290 F2d 555 Sykes v. United States
290 F.2d 555
Blanche SYKES, Appellant,
UNITED STATES of America, and City and County of San Francisco, Appellees.
United States Court of Appeals Ninth Circuit.
April 3, 1961.
Rehearing Denied June 7, 1961.
Field, DeGoff & Rieman and Lewis & Stein, San Francisco, Cal., for appellant.
Laurence E. Dayton, U. S. Atty., Frederick J. Woelflen, Asst. U. S. Atty., San Francisco, Cal., for appellee United States.
Dion R. Holm, City Atty. of San Francisco and George E. Baglin, Deputy City Atty. of San Francisco, San Francisco, Cal., for appellee City & County of San Francisco.
Before STEPHENS, CHAMBERS and HAMLEY, Circuit Judges.
The order of dismissal as to the City and County of San Francisco is affirmed, not for failure to prosecute, but for the reason that on the face of the plaintiff's complaint we can find no diversity or other jurisdiction when she alleges she is a resident (state citizenship not recited) of the County of San Mateo, California. Pacific Freight Lines v. United States, 9 Cir., 239 F.2d 191; Wasserman v. Perugini, 2 Cir., 173 F.2d 305; Bullock v. United States, D.C.N.J., 72 F.Supp. 445.
Also, it should be noted that some of the problems of Roth v. Davis, 9 Cir., 231 F.2d 681, and Molnar v. National Broadcasting Co., 9 Cir., 231 F.2d 684, lurk here. Plaintiff named First Doe, Second Doe, Third Doe, Fourth Doe, Fifth Doe and Sixth Doe as defendants, saying First, Second and Third were employees of the United States and Fourth, Fifth and Sixth were employees of the City and County of San Francisco. The Does are not listed as parties on the appeal and where they went, we do not know. Anyway, throwing in a bunch of Does in federal pleading without knowing why is a hazard.
After notice and argument, the case was dismissed in the trial court under the district court's Rule 14 reading as follows:
"At a time fixed by the Court at least every six months, the Clerk in open court, under the supervision of the Master Calendar Judge, shall call all civil actions pending in which no steps have been taken for six months.
"Notice of the calling shall be mailed to all attorneys of record.
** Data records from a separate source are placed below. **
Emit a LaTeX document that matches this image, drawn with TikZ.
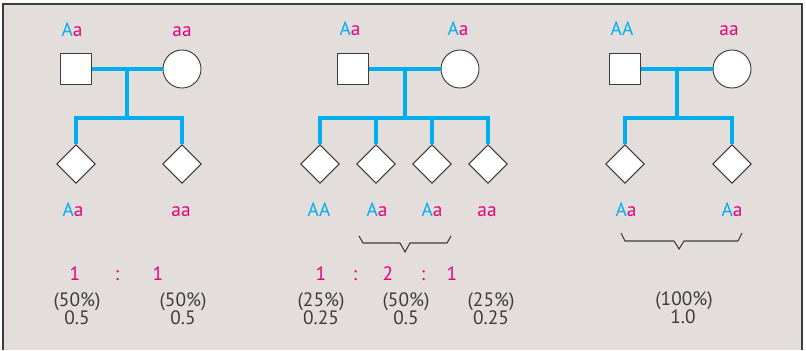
\documentclass[tikz,border=0pt]{standalone}
\usepackage{fontspec}
\setmainfont{PT Sans}
\usetikzlibrary{shapes.geometric,calc}

\definecolor{pedcyan}{HTML}{00AEEF}
\definecolor{pedmag}{HTML}{E6007E}
\definecolor{panelgray}{HTML}{E3DEDC}
\definecolor{framegray}{HTML}{3C3C3C}

\newcommand{\Adom}{\textcolor{pedcyan}{A}}
\newcommand{\arec}{\textcolor{pedmag}{a}}

\tikzset{
    male/.style={rectangle, draw=framegray, fill=white, line width=0.7pt, minimum size=23pt, inner sep=0pt},
    female/.style={circle, draw=framegray, fill=white, line width=0.7pt, minimum size=28.5pt, inner sep=0pt},
    child/.style={diamond, draw=framegray, fill=white, line width=0.7pt, minimum size=29pt, inner sep=0pt},
    geno/.style={anchor=base, inner sep=0pt, font=\fontsize{14.5}{16}\selectfont},
    ratio/.style={geno, text=pedmag},
    pct/.style={geno, text=framegray},
    link/.style={draw=pedcyan, line width=3pt, line join=miter},
    bracket/.style={draw=framegray, line width=0.8pt}
}

\begin{document}
\begin{tikzpicture}[x=0.75pt, y=-0.75pt]

\useasboundingbox (0,0) rectangle (806,350);

% Panel
\fill[panelgray] (3,4) rectangle (802,350);
\draw[framegray, line width=1.5pt] (3,350) -- (3,4) -- (802,4) -- (802,350);

% Cross 1: Aa x aa
\node[male] (m1) at (76,69) {};
\node[female] (f1) at (182,69) {};
\node[child] (c11) at (76,164) {};
\node[child] (c12) at (182,164) {};
\coordinate (d1) at ($(m1.east)!0.5!(f1.west)$);
\draw[link] (m1.east) -- (f1.west);
\draw[link] (d1) -- (d1 |- 0,118);
\draw[link] (c11.north) -- (c11.north |- 0,118) -- (c12.north |- 0,118) -- (c12.north);

\node[geno] (gm1) at (72,36) {\Adom\arec};
\node[geno] (gf1) at (182,36) {\arec\arec};
\node[geno] (g11) at (73,216) {\Adom\arec};
\node[geno] (g12) at (181,216) {\arec\arec};

\node[ratio] (r11) at (75,280) {1};
\node[ratio] (r12) at (117,280) {:};
\node[ratio] (r13) at (158,280) {1};
\node[pct] (p11) at (77,306) {(50\%)};
\node[pct] (v11) at (77,324) {0.5};
\node[pct] (p12) at (183,306) {(50\%)};
\node[pct] (v12) at (183,324) {0.5};

% Cross 2: Aa x Aa
\node[male] (m2) at (353,69) {};
\node[female] (f2) at (460,69) {};
\node[child] (c21) at (320,164) {};
\node[child] (c22) at (376,164) {};
\node[child] (c23) at (432,164) {};
\node[child] (c24) at (488,164) {};
\coordinate (d2) at ($(m2.east)!0.5!(f2.west)$);
\draw[link] (m2.east) -- (f2.west);
\draw[link] (d2) -- (d2 |- 0,118);
\draw[link] (c21.north) -- (c21.north |- 0,118) -- (c24.north |- 0,118) -- (c24.north);
\draw[link] (c22.north) -- (c22.north |- 0,118);
\draw[link] (c23.north) -- (c23.north |- 0,118);

\node[geno] (gm2) at (350,35) {\Adom\arec};
\node[geno] (gf2) at (458,35) {\Adom\arec};
\node[geno] (g21) at (319,216) {\Adom\Adom};
\node[geno] (g22) at (377,216) {\Adom\arec};
\node[geno] (g23) at (432,216) {\Adom\arec};
\node[geno] (g24) at (487,216) {\arec\arec};

\draw[bracket] (359,236) -- (363,243) -- (400,243) -- (405,252) -- (410,243) -- (447,243) -- (451,236);

\node[ratio] (r21) at (321,280) {1};
\node[ratio] (r22) at (355,280) {:};
\node[ratio] (r23) at (388,280) {2};
\node[ratio] (r24) at (423,280) {:};
\node[ratio] (r25) at (452,280) {1};
\node[pct] (p21) at (321,306) {(25\%)};
\node[pct] (v21) at (321,324) {0.25};
\node[pct] (p22) at (406,306) {(50\%)};
\node[pct] (v22) at (406,324) {0.5};
\node[pct] (p23) at (491,306) {(25\%)};
\node[pct] (v23) at (491,324) {0.25};

% Cross 3: AA x aa
\node[male] (m3) at (625,69) {};
\node[female] (f3) at (732,69) {};
\node[child] (c31) at (625,164) {};
\node[child] (c32) at (732,164) {};
\coordinate (d3) at ($(m3.east)!0.5!(f3.west)$);
\draw[link] (m3.east) -- (f3.west);
\draw[link] (d3) -- (d3 |- 0,118);
\draw[link] (c31.north) -- (c31.north |- 0,118) -- (c32.north |- 0,118) -- (c32.north);

\node[geno] (gm3) at (622,35) {\Adom\Adom};
\node[geno] (gf3) at (729,35) {\arec\arec};
\node[geno] (g31) at (626,216) {\Adom\arec};
\node[geno] (g32) at (732,216) {\Adom\arec};

\draw[bracket] (621,233) -- (625,241) -- (674,241) -- (679,249) -- (684,241) -- (738,241) -- (742,233);

\node[pct] (p31) at (684,305) {(100\%)};
\node[pct] (v31) at (683,323) {1.0};

\end{tikzpicture}
\end{document}
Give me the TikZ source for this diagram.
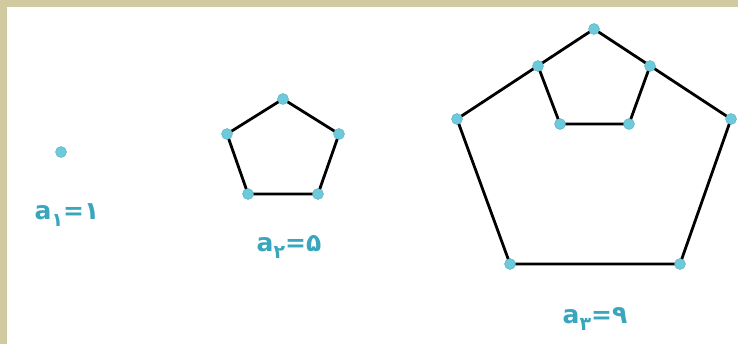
\documentclass[tikz,border=0pt]{standalone}
\usepackage{fontspec}
\newfontfamily\labfont{DejaVu Sans}
\definecolor{frame}{HTML}{D1CAA0}
\definecolor{dotc}{HTML}{6CCADC}
\definecolor{labc}{HTML}{3AA6BE}
\tikzset{
  pt/.style={circle,fill=dotc,draw=dotc!85!black,line width=0.4pt,inner sep=0pt,minimum size=11pt},
  edge/.style={line width=2.8pt,black},
  lab/.style={text=labc,font=\labfont\bfseries\fontsize{25}{25}\selectfont,inner sep=0pt}
}
\newcommand{\subd}[1]{\raisebox{-7pt}{\fontsize{19}{19}\selectfont #1}}
\newcommand{\lbl}[2]{\scalebox{1.0}[1]{a\subd{#1}=#2}}
\begin{document}
\begin{tikzpicture}[x=1pt,y=-1pt]
\useasboundingbox (0,0) rectangle (738,344);
\fill[white] (0,0) rectangle (738,344);
\fill[frame] (0,0) rectangle (738,7);
\fill[frame] (0,0) rectangle (7,344);
% figure 1
\node[pt] (p1) at (61,152) {};
\node[lab] (l1) at (67,215) {\lbl{۱}{۱}};
% figure 2
\coordinate (q1) at (283,99);
\coordinate (q2) at (339,134);
\coordinate (q3) at (318,194);
\coordinate (q4) at (248,194);
\coordinate (q5) at (227,134);
\draw[edge] (q1) -- (q2) -- (q3) -- (q4) -- (q5) -- cycle;
\foreach \c in {q1,q2,q3,q4,q5} \node[pt] at (\c) {};
\node[lab] (l2) at (289,247) {\lbl{۲}{۵}};
% figure 3
\coordinate (r1) at (594,29);
\coordinate (r2) at (731,119);
\coordinate (r3) at (680,264);
\coordinate (r4) at (510,264);
\coordinate (r5) at (457,119);
\coordinate (s2) at (650,66);
\coordinate (s3) at (629,124);
\coordinate (s4) at (560,124);
\coordinate (s5) at (538,66);
\draw[edge] (r1) -- (r2) -- (r3) -- (r4) -- (r5) -- cycle;
\draw[edge] (s2) -- (s3) -- (s4) -- (s5);
\foreach \c in {r1,r2,r3,r4,r5,s2,s3,s4,s5} \node[pt] at (\c) {};
\node[lab] (l3) at (595,319) {\lbl{۳}{۹}};
\end{tikzpicture}
\end{document}
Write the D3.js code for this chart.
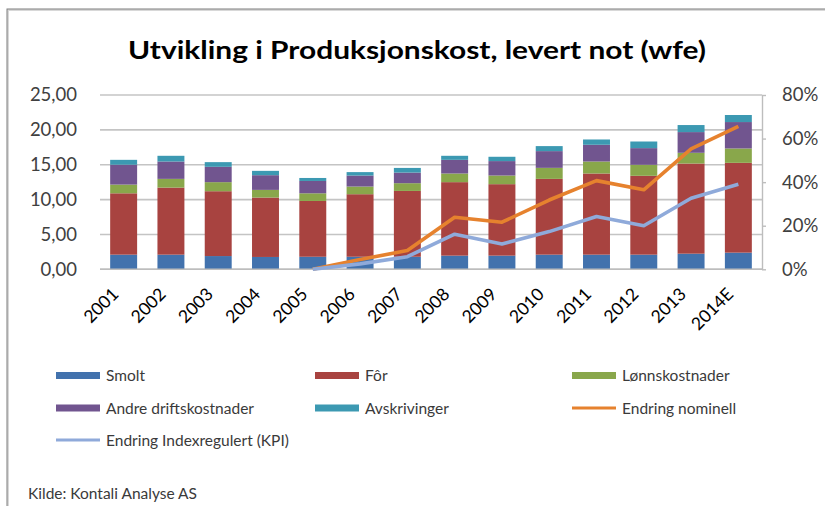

If none of the parties nor their attorneys appear, or if good cause for the lack of prosecution is not shown, the Court may dismiss the action."
Promptly after dismissal, the plaintiff-appellant moved to vacate the order of dismissal. Hearing was had on the motion and relief was denied.
Due to practical considerations in the district court clerk's office the dismissal calendar is prepared, we understand, only twice a year. Thus, some laggard plaintiffs can dally for eleven months and others for ten, nine, eight and seven months. And there is the class that can only dally for six months. This plaintiff's docket had the last "step" on it six months and 28 days before the notice of a dismissal hearing was given.
The excuses of counsel for not pressing the case are not too good, but there is no evidence of intent to abandon the case. And the policy of the law is to try cases on their merits. Dismissal is what counsel deserves. The client deserves a little better. We hold, therefore, that the trial court's discretion was improperly exercised. We think in the seventh month the plaintiff is entitled to some more consideration than one in his eleventh month.
The final order of dismissal as to the United States on the federal tort claim is vacated, but if the government can show some particular prejudice suffered in the intervening six months and 28 days in question, then the district court is at liberty to again consider whether the action should be dismissed. Cf. Jarva v. United States, 9 Cir., 280 F.2d 892; Russell v. Cunningham, 9 Cir., 279 F.2d 797.
If the case is to go forward, the trial court certainly is justified in expediting the case and putting plaintiff's counsel on a no-nonsense basis.